Dr. Pearce tells Universe Today, “Given that there are tons of organic haze on Titan, we could expect that the surface contains preserved organic haze particles rich in life’s building blocks. Dragonfly will contain a mass spectrometer and will be able to characterize the building blocks of life in these particles to potentially validate our laboratory studies.”

Titan has a rich history of exploration, as numerous spacecraft over several decades have allowed us to gain greater insights into this mysterious world, which is not only the second-largest moon in the entire solar system but the only moon with a thick atmosphere. While the cameras onboard NASA’s Pioneer 11, Voyager 1, and Voyager 2 spacecraft were unable to image Titan’s surface due to the moon’s thick and hazy atmosphere, NASA’s Cassini spacecraft successfully used its infrared cameras to image Titan’s surface for the first time. It was these images that confirmed previous hypotheses that Titan possessed lakes of liquid methane and ethane that can only exist in extremely cold temperatures, with Titan’s surface temperature being minus 179 degrees Celsius (minus 290 degrees Fahrenheit).

Cassini carried with it the European Space Agency’s Huygens probe, which detached from the orbiting spacecraft and landed on Titan’s surface, sending back surface features of rounded rocks that could have only formed under liquid conditions. But, given that Titan could resemble an early Earth with its methane atmosphere and liquid lakes, will we find life on Titan?
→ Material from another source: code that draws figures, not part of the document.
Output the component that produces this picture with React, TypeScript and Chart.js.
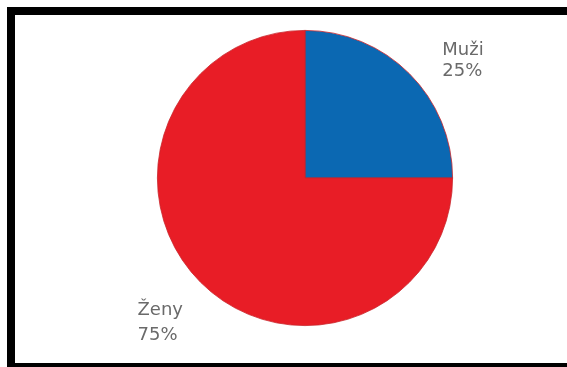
import React, { useEffect, useRef } from "react";
import { Chart, registerables } from "chart.js";

Chart.register(...registerables);

const categories: string[] = ["Muži", "Ženy"];
const shares: number[] = [25, 75];
const sliceColors: string[] = ["#0b68b2", "#e81d26"];

// label anchor offsets, in units of pie radius from the pie centre
const labelOffsets: { dx: number; dy1: number; dy2: number }[] = [
  { dx: 0.93, dy1: -0.83, dy2: -0.69 },
  { dx: -1.135, dy1: 0.925, dy2: 1.1 },
];

const labelPlugin = {
  id: "sliceLabels",
  afterDraw(chart: any) {
    const meta = chart.getDatasetMeta(0);
    const arc = meta.data[0];
    if (!arc) return;
    const { x, y, outerRadius } = arc.getProps(["x", "y", "outerRadius"], true);
    const ctx = chart.ctx;
    ctx.save();
    ctx.font = '18px "DejaVu Sans", sans-serif';
    ctx.fillStyle = "#6a6a6a";
    ctx.textAlign = "left";
    ctx.textBaseline = "alphabetic";
    categories.forEach((cat, i) => {
      const o = labelOffsets[i];
      const tx = x + o.dx * outerRadius;
      ctx.fillText(cat, tx, y + o.dy1 * outerRadius);
      ctx.fillText(`${shares[i]}%`, tx, y + o.dy2 * outerRadius);
    });
    ctx.restore();
  },
};

export default function App() {
  const canvasRef = useRef<HTMLCanvasElement | null>(null);

  useEffect(() => {
    document.body.style.margin = "0";
    document.body.style.overflow = "hidden";
    document.body.style.background = "#ffffff";
    const canvas = canvasRef.current;
    if (!canvas) return;
    const chart = new Chart(canvas, {
      type: "pie",
      data: {
        labels: categories,
        datasets: [
          {
            data: shares,
            backgroundColor: sliceColors,
            borderColor: "#c9232a",
            borderWidth: 0.8,
          },
        ],
      },
      options: {
        responsive: false,
        animation: false,
        layout: { padding: { left: 157, right: 114, top: 30, bottom: 41 } },
        plugins: {
          legend: { display: false },
          tooltip: { enabled: false },
        },
      },
      plugins: [labelPlugin],
    });
    return () => chart.destroy();
  }, []);

  return (
    <div
      style={{
        position: "fixed",
        left: 0,
        top: 0,
        width: "100vw",
        height: "100vh",
        overflow: "hidden",
        background: "#ffffff",
      }}
    >
      <div
        style={{
          position: "absolute",
          left: 7,
          top: 7,
          width: 600,
          height: 364,
          borderTop: "8px solid #000",
          borderLeft: "8px solid #000",
          borderBottom: "8px solid #000",
          borderRight: "none",
          boxSizing: "border-box",
        }}
      />
      <canvas
        ref={canvasRef}
        width={567}
        height={367}
        style={{ position: "absolute", left: 0, top: 0, width: 567, height: 367 }}
      />
    </div>
  );
}
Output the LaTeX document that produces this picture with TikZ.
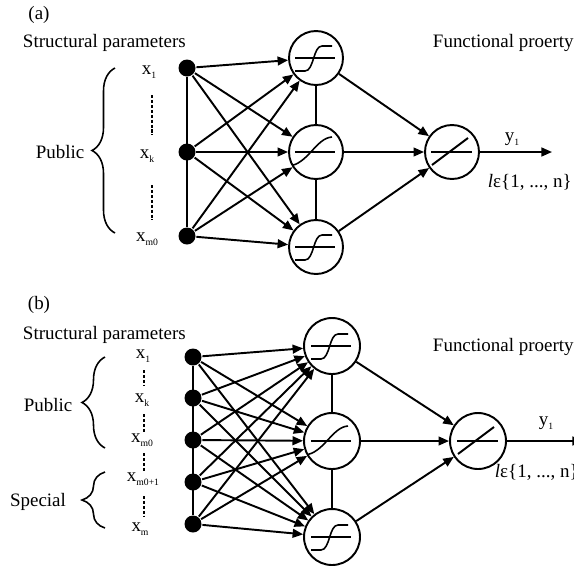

“The only habitable environment on Titan is deep in the subsurface, which is not easy to get to without a drill or a geyser spewing stuff onto the surface,” Dr. Pearce tells Universe Today. “Thus, I’m not sure we will even be looking in the best places for decades beyond Dragonfly. It is also hard for me to imagine an origin of life on Titan, given that our current best hypotheses involve wet-dry cycles of ponds that would not be available on -180 C Titan. However, if I have learned anything from science in the past decade, it’s that we are often proven wrong by new findings, and I absolutely welcome it! It’s always better to look, just in case!”

How will this recent study contribute to finding life on Titan, and what will Dragonfly teach us about Titan’s habitability in the coming years and decades? Only time will tell, and this is why we science!

As always, keep doing science & keep looking up!